** BEGIN **
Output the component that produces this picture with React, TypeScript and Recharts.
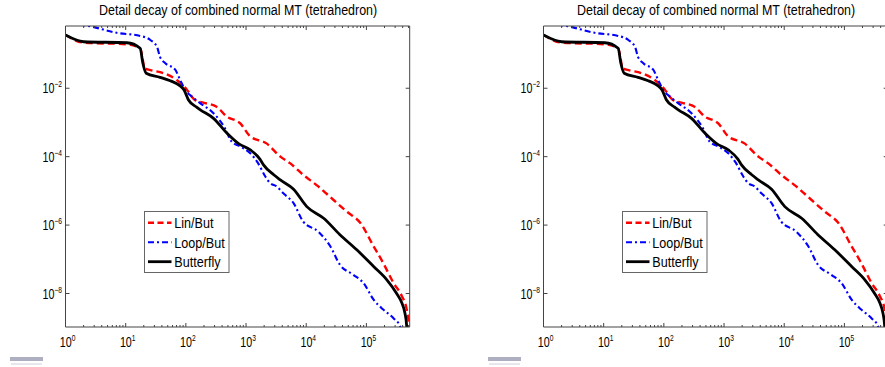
import React from 'react';
import { LineChart, Line, XAxis, YAxis, Legend } from 'recharts';

const TITLE = 'Detail decay of combined normal MT (tetrahedron)';
const SERIES_NAMES = ['Lin/But', 'Loop/But', 'Butterfly'];

// Lin/But (red dashed)
const linX = [1, 2, 10.5, 17.4, 19.5, 20.4, 25.7, 42.7, 70.8, 104.7, 141, 195, 324, 479, 794, 1175, 2188, 3715, 5370, 8913, 15849, 28184, 46774, 79433, 131826, 190546, 281838, 389045, 467735, 512861, 524288];
const linY = [0.36, 0.215, 0.193, 0.145, 0.06, 0.038, 0.034, 0.0275, 0.0174, 0.0089, 0.00457, 0.0038, 0.00288, 0.00148, 9.55e-4, 3.9e-4, 2.45e-4, 1.0e-4, 6.46e-5, 2.95e-5, 1.35e-5, 5.5e-6, 2.51e-6, 1.15e-6, 2.4e-7, 7.76e-8, 2.04e-8, 8.3e-9, 3.39e-9, 1.1e-9, 1e-10];

// Loop/But (blue dash-dot)
const loopX = [1, 2.75, 7.08, 17.4, 25.7, 33.1, 37.2, 45.7, 66.1, 80.4, 97.7, 117.5, 135, 174, 288, 447, 575, 794, 1175, 1585, 2089, 2512, 3236, 4169, 6166, 8913, 15849, 25119, 36308, 60256, 89125, 131826, 190546, 281838, 363078, 400000];
const loopY = [0.85, 0.63, 0.417, 0.339, 0.257, 0.162, 0.083, 0.0537, 0.0355, 0.0174, 0.0089, 0.0063, 0.0051, 0.00363, 0.00186, 6.76e-4, 2.75e-4, 2.0e-4, 1.26e-4, 6.46e-5, 2.63e-5, 1.7e-5, 1.35e-5, 8.5e-6, 4.37e-6, 1.26e-6, 6.46e-7, 2.4e-7, 6.92e-8, 3.55e-8, 2.04e-8, 6.6e-9, 3.39e-9, 1.9e-9, 1.1e-9, 5e-10];

// Butterfly (black solid)
const butX = [1, 2, 10.5, 17.4, 19.3, 21.9, 37.2, 55, 80.4, 93.3, 110, 151, 174, 288, 479, 741, 1175, 1698, 1950, 2884, 3715, 6166, 10233, 19498, 36308, 69183, 131826, 218776, 316228, 389045, 436516, 467735, 470000];
const butY = [0.36, 0.229, 0.214, 0.148, 0.0537, 0.0275, 0.0209, 0.0166, 0.0117, 0.0089, 0.0046, 0.0028, 0.00234, 0.00132, 4.9e-4, 2.45e-4, 1.58e-4, 8.5e-5, 5.75e-5, 2.95e-5, 2.09e-5, 1.12e-5, 3.47e-6, 1.58e-6, 5.25e-7, 1.9e-7, 6.17e-8, 2.51e-8, 1.02e-8, 5.25e-9, 2.69e-9, 1.1e-9, 1e-12];

const X_MAJOR = [1, 10, 100, 1000, 10000, 100000];
const X_MINOR_MULT = [2, 3, 4, 5, 6, 7, 8, 9];
const Y_TICKS = [1e-2, 1e-4, 1e-6, 1e-8];
const X_DOMAIN: [number, number] = [1, 524288];
const Y_DOMAIN: [number, number] = [1.05e-9, 0.66];

const zip = (xs: number[], ys: number[]) => xs.map((x, i) => ({ x, y: ys[i] }));
const linData = zip(linX, linY);
const loopData = zip(loopX, loopY);
const butData = zip(butX, butY);

const xTicks: number[] = [];
X_MAJOR.forEach((m) => {
  xTicks.push(m);
  X_MINOR_MULT.forEach((k) => {
    if (m * k <= X_DOMAIN[1]) xTicks.push(m * k);
  });
});

const AX = '#444';
const FONT = '"Liberation Sans", Arial, Helvetica, sans-serif';

const expOf = (v: number) => {
  const e = Math.log10(v);
  return Math.abs(e - Math.round(e)) < 1e-6 ? Math.round(e) : null;
};
const expStr = (e: number) => (e < 0 ? '\u2212' + Math.abs(e) : String(e));

const BottomTick = (props: any) => {
  const { x, y, payload } = props;
  const e = expOf(payload.value);
  return (
    <g>
      <line x1={x} x2={x} y1={y} y2={y - (e !== null ? 4 : 2)} stroke={AX} strokeWidth={1} />
      {e !== null && (
        <g transform={`translate(${x},${y + 19.7}) scale(0.74,1)`}>
          <text x={-7.8} y={0} fontSize={14.5} fontFamily={FONT} fill="#000">
            10<tspan dy={-6} fontSize={9}>{expStr(e)}</tspan>
          </text>
        </g>
      )}
    </g>
  );
};

const TopTick = (props: any) => {
  const { x, y, payload } = props;
  const e = expOf(payload.value);
  return <line x1={x} x2={x} y1={y} y2={y + (e !== null ? 4 : 2)} stroke={AX} strokeWidth={1} />;
};

const LeftTick = (props: any) => {
  const { x, y, payload } = props;
  const e = expOf(payload.value);
  return (
    <g>
      <line x1={x} x2={x + 4} y1={y} y2={y} stroke={AX} strokeWidth={1} />
      <g transform={`translate(${x - 3.5},${y + 5}) scale(0.74,1)`}>
        <text x={0} y={0} textAnchor="end" fontSize={14.5} fontFamily={FONT} fill="#000">
          10<tspan dy={-6} fontSize={9}>{expStr(e ?? 0)}</tspan>
        </text>
      </g>
    </g>
  );
};

const RightTick = (props: any) => {
  const { x, y } = props;
  return <line x1={x} x2={x - 4} y1={y} y2={y} stroke={AX} strokeWidth={1} />;
};

const LEGEND_STYLES = [
  { color: '#ff0000', dash: '6 3.5', width: 2.4 },
  { color: '#0000ff', dash: '6 3 2 3', width: 2 },
  { color: '#000000', dash: undefined, width: 2.8 },
];

const LegendBox = () => (
  <svg width={86} height={62} style={{ display: 'block' }}>
    <rect x={0.5} y={0.5} width={84.5} height={61} fill="#fff" stroke="#666" strokeWidth={1} />
    {SERIES_NAMES.map((name, i) => {
      const cy = 11.7 + i * 19.5;
      const s = LEGEND_STYLES[i];
      return (
        <g key={name}>
          <line x1={4} x2={27.5} y1={cy} y2={cy} stroke={s.color} strokeWidth={s.width} strokeDasharray={s.dash} />
          <g transform={`translate(30.3,${cy + 5.4}) scale(0.84,1)`}>
            <text x={0} y={0} fontSize={15} fontFamily={FONT} fill="#000">{name}</text>
          </g>
        </g>
      );
    })}
  </svg>
);

const Panel = ({ left }: { left: number }) => (
  <div style={{ position: 'absolute', left, top: 0, width: 445, height: 367 }}>
    <div
      style={{
        position: 'absolute',
        left: 65.5,
        top: 3.0,
        width: 344.2,
        textAlign: 'center',
        fontFamily: FONT,
        fontSize: 14,
        lineHeight: '15px',
        whiteSpace: 'nowrap',
        color: '#000',
        transform: 'scaleX(0.89)',
        transformOrigin: 'center',
        zIndex: 2,
      }}
    >
      {TITLE}
    </div>
    <LineChart width={445} height={367} margin={{ top: 25, right: 34.3, bottom: 0, left: 5.5 }}>
      <XAxis
        xAxisId={0}
        dataKey="x"
        type="number"
        scale="log"
        domain={X_DOMAIN}
        allowDataOverflow
        ticks={xTicks}
        interval={0}
        height={40}
        tickSize={0}
        tickMargin={0}
        tickLine={false}
        axisLine={{ stroke: AX, strokeWidth: 1 }}
        tick={<BottomTick />}
      />
      <XAxis
        xAxisId="top"
        orientation="top"
        dataKey="x"
        type="number"
        scale="log"
        domain={X_DOMAIN}
        allowDataOverflow
        ticks={xTicks}
        interval={0}
        height={1}
        tickSize={0}
        tickMargin={0}
        tickLine={false}
        axisLine={{ stroke: AX, strokeWidth: 1 }}
        tick={<TopTick />}
      />
      <YAxis
        yAxisId={0}
        type="number"
        scale="log"
        domain={Y_DOMAIN}
        allowDataOverflow
        ticks={Y_TICKS}
        interval={0}
        width={60}
        tickSize={0}
        tickMargin={0}
        tickLine={false}
        axisLine={{ stroke: AX, strokeWidth: 1 }}
        tick={<LeftTick />}
      />
      <YAxis
        yAxisId="r"
        orientation="right"
        type="number"
        scale="log"
        domain={Y_DOMAIN}
        allowDataOverflow
        ticks={Y_TICKS}
        interval={0}
        width={1}
        tickSize={0}
        tickMargin={0}
        tickLine={false}
        axisLine={{ stroke: AX, strokeWidth: 1 }}
        tick={<RightTick />}
      />
      <Line
        data={linData}
        dataKey="y"
        name={SERIES_NAMES[0]}
        type="monotone"
        stroke="#ff0000"
        strokeWidth={2.4}
        strokeDasharray="7 4"
        dot={false}
        activeDot={false}
        isAnimationActive={false}
      />
      <Line
        data={loopData}
        dataKey="y"
        name={SERIES_NAMES[1]}
        type="monotone"
        stroke="#0000ff"
        strokeWidth={2.1}
        strokeDasharray="6 3 2 3"
        dot={false}
        activeDot={false}
        isAnimationActive={false}
      />
      <Line
        data={butData}
        dataKey="y"
        name={SERIES_NAMES[2]}
        type="monotone"
        stroke="#000000"
        strokeWidth={2.8}
        dot={false}
        activeDot={false}
        isAnimationActive={false}
      />
      <Legend
        layout="vertical"
        align="center"
        verticalAlign="middle"
        content={() => <LegendBox />}
        wrapperStyle={{ left: 144, top: 211, width: 86, height: 62 }}
      />
    </LineChart>
    <div style={{ position: 'absolute', left: 10, top: 357.3, width: 33, height: 3.5, background: '#aeb0c2' }} />
    <div style={{ position: 'absolute', left: 11, top: 362.7, width: 31, height: 2, background: '#e6e6ec' }} />
  </div>
);

export default function App() {
  return (
    <div style={{ position: 'absolute', left: 0, top: 0, width: 885, height: 367, overflow: 'hidden', background: '#fff' }}>
      <Panel left={0} />
      <Panel left={478.2} />
    </div>
  );
}
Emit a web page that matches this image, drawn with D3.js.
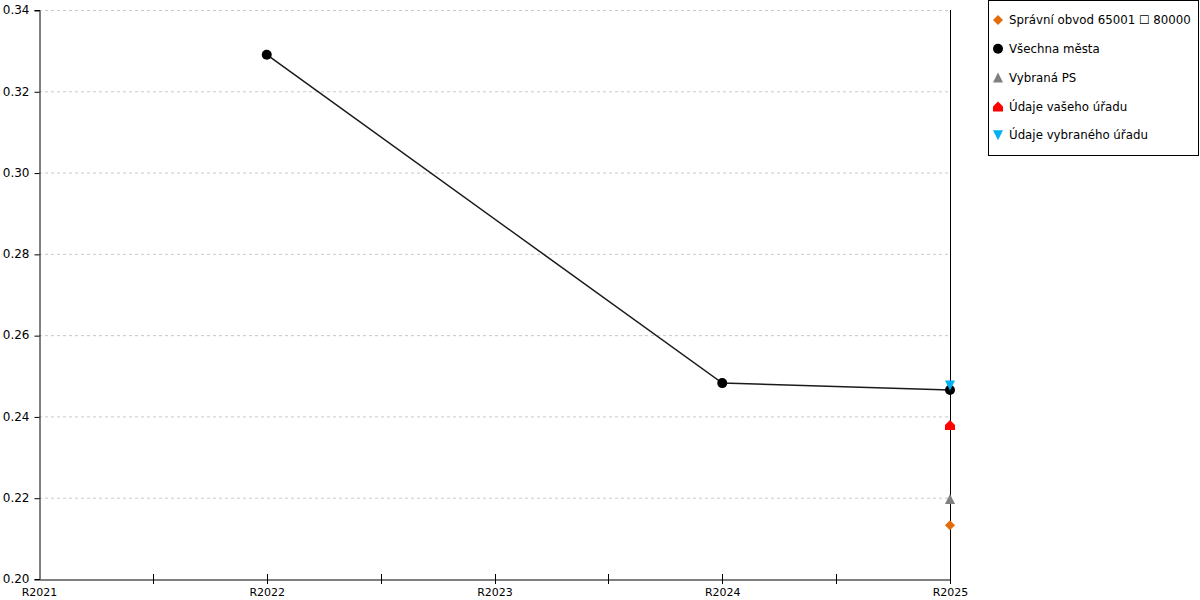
<!DOCTYPE html>
<html><head><meta charset="utf-8">
<script src="https://cdn.jsdelivr.net/npm/d3@7"></script>
<style>body{margin:0;background:#fff}svg{display:block;font-family:"DejaVu Sans",Verdana,sans-serif}</style>
</head><body><svg id="c" width="1200" height="600"></svg>
<script>
const years = ["R2021","R2022","R2023","R2024","R2025"];
const yTicks = [0.20,0.22,0.24,0.26,0.28,0.30,0.32,0.34];
const allCitiesYears = ["R2022","R2024","R2025"];
const allCitiesValues = [0.3290,0.2482,0.2465];
const pointYear = "R2025";
const seriesNames = ["Správní obvod 65001 \u2610 80000","Všechna města","Vybraná PS","Údaje vašeho úřadu","Údaje vybraného úřadu"];
const seriesColors = ["#e36c0a","#000000","#808080","#ff0000","#00b0f0"];
const seriesSymbols = ["diamond","circle","triangle","house","triangleDown"];
const pointValues = [0.2132,0.2465,0.2197,0.2379,0.2476];

const svg = d3.select("#c");
const m = {l:39, r:950, t:10, b:579};
const x = d3.scalePoint().domain(years).range([m.l,m.r]);
const y = d3.scaleLinear().domain([0.20,0.34]).range([m.b,m.t]);

// grid
svg.append("g").selectAll("line").data(yTicks.slice(1)).join("line")
  .attr("x1",m.l).attr("x2",m.r).attr("y1",d=>y(d)+0.5).attr("y2",d=>y(d)+0.5)
  .attr("stroke","#c8c8c8").attr("stroke-dasharray","3,3");

// y axis
const ya = svg.append("g").attr("transform",`translate(${m.l+0.5},0)`)
  .call(d3.axisLeft(y).tickValues(yTicks).tickFormat(d3.format(".2f")).tickSizeOuter(0).tickSize(5));
ya.select(".domain").attr("stroke","#000");
ya.selectAll(".tick line").attr("stroke","#000").attr("transform","translate(0,0.5)");
ya.selectAll("text").attr("font-size",12).attr("fill","#000").attr("dx","-2").attr("font-family","DejaVu Sans, Verdana, sans-serif");

// x axis
const xa = svg.append("g").attr("transform",`translate(0,${m.b+0.5})`)
  .call(d3.axisBottom(x).tickSizeOuter(0).tickSize(0));
xa.select(".domain").attr("stroke","#000");
xa.selectAll("text").attr("font-size",11).attr("fill","#000").attr("y",9).attr("dy","0.71em").attr("font-family","DejaVu Sans, Verdana, sans-serif");
// tick marks crossing axis (full and half years)
const half = [];
for(let i=0;i<years.length;i++){ half.push(x(years[i])); if(i<years.length-1) half.push((x(years[i])+x(years[i+1]))/2); }
svg.append("g").selectAll("line").data(half.slice(1,-1)).join("line")
  .attr("x1",d=>Math.round(d)+0.5).attr("x2",d=>Math.round(d)+0.5).attr("y1",m.b-5).attr("y2",m.b+5).attr("stroke","#000");

// vertical line at last year
svg.append("line").attr("x1",x(pointYear)+0.5).attr("x2",x(pointYear)+0.5).attr("y1",m.t).attr("y2",m.b+5).attr("stroke","#000");

// line
svg.append("path").datum(allCitiesYears.map((d,i)=>[x(d),y(allCitiesValues[i])]))
  .attr("d",d3.line()).attr("fill","none").attr("stroke","#1a1a1a").attr("stroke-width",1.5);

function sym(g,type,cx,cy,color){
  if(type==="circle") g.append("circle").attr("cx",cx).attr("cy",cy).attr("r",5).attr("fill",color);
  else if(type==="diamond") g.append("path").attr("d",`M${cx},${cy-5}L${cx+5},${cy}L${cx},${cy+5}L${cx-5},${cy}Z`).attr("fill",color);
  else if(type==="triangle") g.append("path").attr("d",`M${cx},${cy-5}L${cx+5},${cy+5}L${cx-5},${cy+5}Z`).attr("fill",color);
  else if(type==="triangleDown") g.append("path").attr("d",`M${cx-5},${cy-5}L${cx+5},${cy-5}L${cx},${cy+5}Z`).attr("fill",color);
  else if(type==="house") g.append("path").attr("d",`M${cx},${cy-5}L${cx+5},${cy}L${cx+5},${cy+5}L${cx-5},${cy+5}L${cx-5},${cy}Z`).attr("fill",color);
}
const pts = svg.append("g");
allCitiesYears.forEach((d,i)=>{ if(d!==pointYear) sym(pts,"circle",x(d),y(allCitiesValues[i]),"#000"); });
[0,2,3,1,4].forEach(i=>sym(pts,seriesSymbols[i],x(pointYear),y(pointValues[i]),seriesColors[i]));

// legend
const lg = svg.append("g");
lg.append("rect").attr("x",988.5).attr("y",0.5).attr("width",210).attr("height",155).attr("fill","#fff").attr("stroke","#000");
seriesNames.forEach((n,i)=>{
  const cy = 20 + i*28.8;
  sym(lg,seriesSymbols[i],998,cy,seriesColors[i]);
  lg.append("text").attr("x",1009).attr("y",cy).attr("dy","0.35em").attr("font-size",11.8).attr("fill","#000").text(n);
});
</script></body></html>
** END **
• PROBLEM DETAILS:
Nothing but the lines from the one with "Emit a web page" through the one with "const y = d3.scaleLinear().domain([0.20,0.34]).range([m.b,m.t]);" should be copied, word for word. Pictures are left out.

• EXERCISE ANSWER:
Emit a web page that matches this image, drawn with D3.js.
<!DOCTYPE html>
<html><head><meta charset="utf-8">
<script src="https://cdn.jsdelivr.net/npm/d3@7"></script>
<style>body{margin:0;background:#fff}svg{display:block;font-family:"DejaVu Sans",Verdana,sans-serif}</style>
</head><body><svg id="c" width="1200" height="600"></svg>
<script>
const years = ["R2021","R2022","R2023","R2024","R2025"];
const yTicks = [0.20,0.22,0.24,0.26,0.28,0.30,0.32,0.34];
const allCitiesYears = ["R2022","R2024","R2025"];
const allCitiesValues = [0.3290,0.2482,0.2465];
const pointYear = "R2025";
const seriesNames = ["Správní obvod 65001 \u2610 80000","Všechna města","Vybraná PS","Údaje vašeho úřadu","Údaje vybraného úřadu"];
const seriesColors = ["#e36c0a","#000000","#808080","#ff0000","#00b0f0"];
const seriesSymbols = ["diamond","circle","triangle","house","triangleDown"];
const pointValues = [0.2132,0.2465,0.2197,0.2379,0.2476];

const svg = d3.select("#c");
const m = {l:39, r:950, t:10, b:579};
const x = d3.scalePoint().domain(years).range([m.l,m.r]);
const y = d3.scaleLinear().domain([0.20,0.34]).range([m.b,m.t]);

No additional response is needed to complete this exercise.